Geographic Distribution
Partnership roles have followed the broader remote work trend in tech:
- Fully remote: Approximately 45% of partnerships job postings list remote as an option, up from 25% in 2022
- Hybrid: 30% of postings require some in-office presence, typically 2 to 3 days per week
- Onsite: 25% require full-time office presence, mostly at enterprise companies or in field partnership roles
The top metro areas for in-person partnership roles remain San Francisco, New York, Seattle, Austin, and Boston. For detailed salary data by location, see our Salary by Location page.
Compensation Trends
Partnership salaries have risen faster than the broader tech market over the past three years, driven by talent scarcity:
- Entry-level partner roles: Base salaries have increased 12 to 18% since 2023
- Mid-level partner managers: Base salaries up 15 to 22%, with OTE growth outpacing base as companies add variable compensation tied to partner-sourced revenue
- Director and VP level: Total compensation packages have grown 20 to 30%, with equity becoming a standard component at growth-stage companies
The compensation premium for partnerships roles reflects the difficulty of hiring experienced talent. Unlike sales or marketing, the partnerships talent pool is still relatively shallow. Companies often compete for the same candidates, driving up offers. For current salary benchmarks, see our full Salary Data section.

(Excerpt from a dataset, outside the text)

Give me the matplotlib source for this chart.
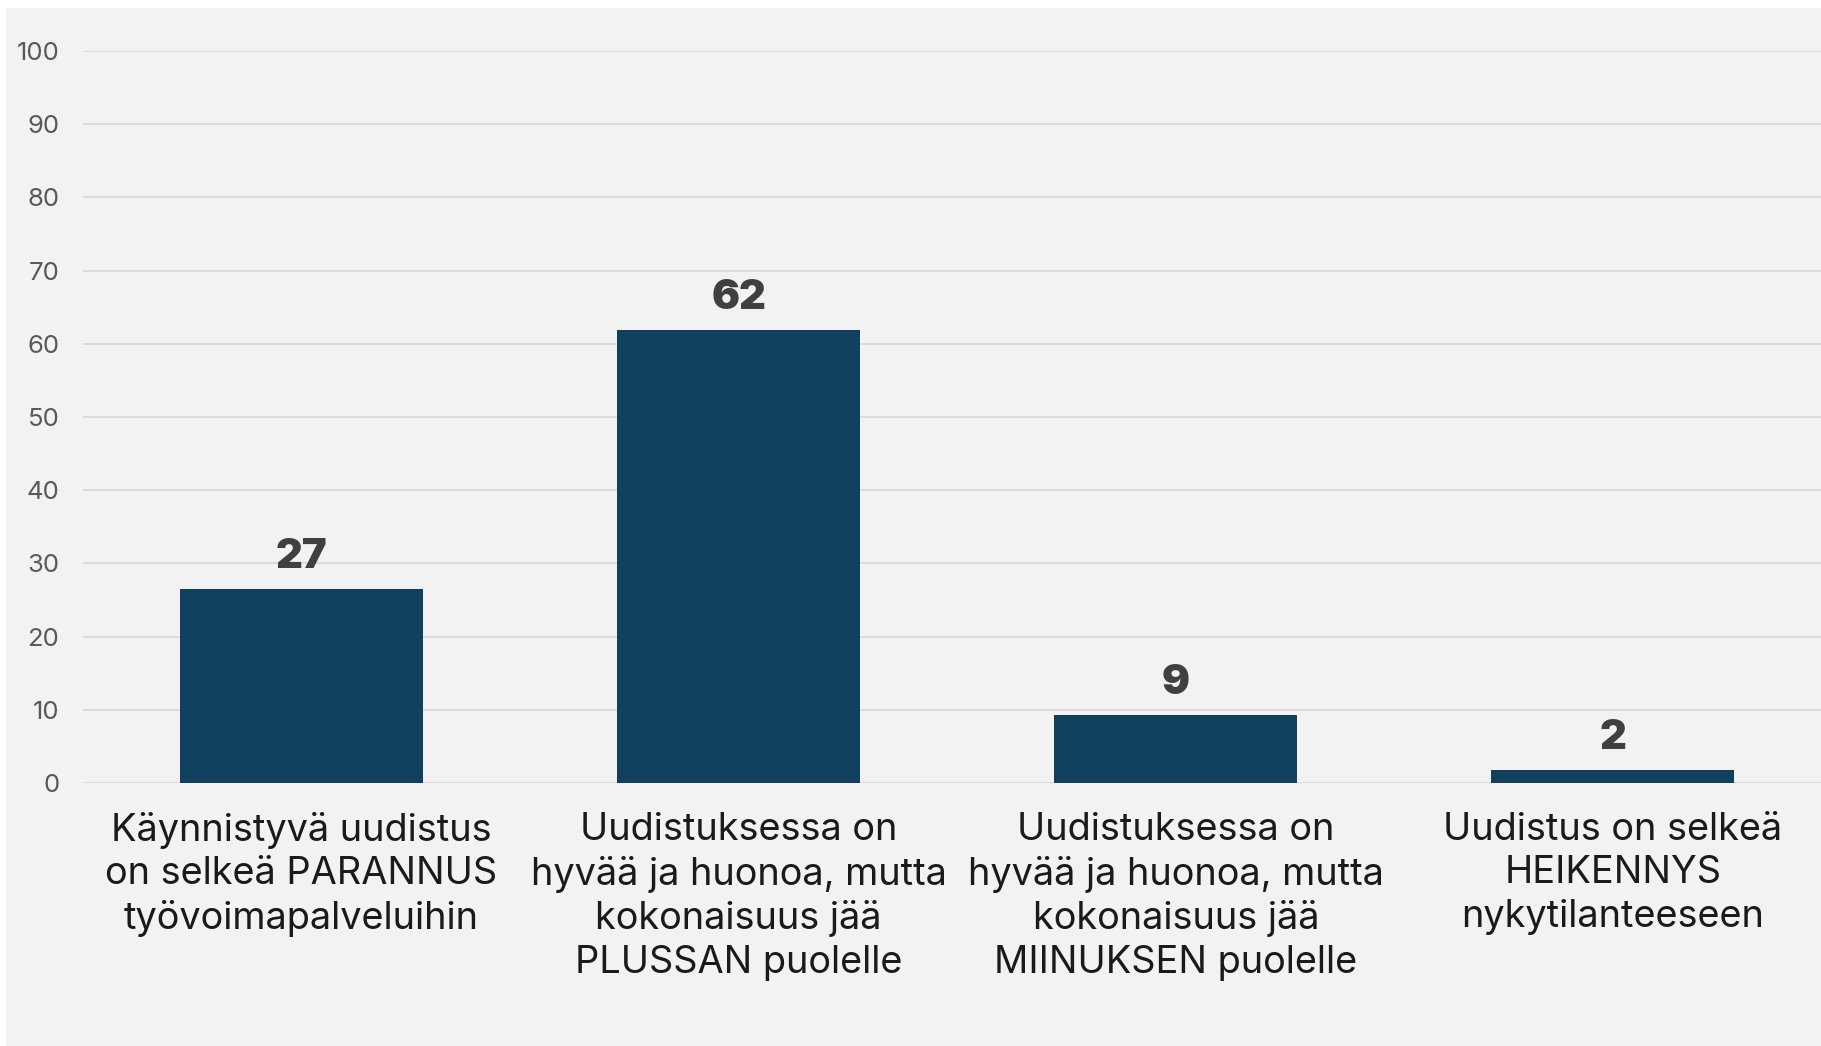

What This Means for Your Career
If you are considering a career in partnerships or already in the function, the market fundamentals are strongly in your favor:
- Demand exceeds supply. There are more open partnership roles than qualified candidates. This gives you leverage in job searches and salary negotiations.
- Specialization pays. Generalist partner managers are abundant. Specialists in cloud marketplace, ecosystem strategy, or partner operations command premium compensation.
- The function is still being defined. Unlike sales or marketing, partnerships does not have rigid career ladders at most companies. Early career professionals who join now can shape the function as it matures.
- Adjacent skills transfer well. If you are in sales, marketing, CS, or solutions engineering, the transition to partnerships is shorter than you think. See our guide on how to become a partner manager for specific paths.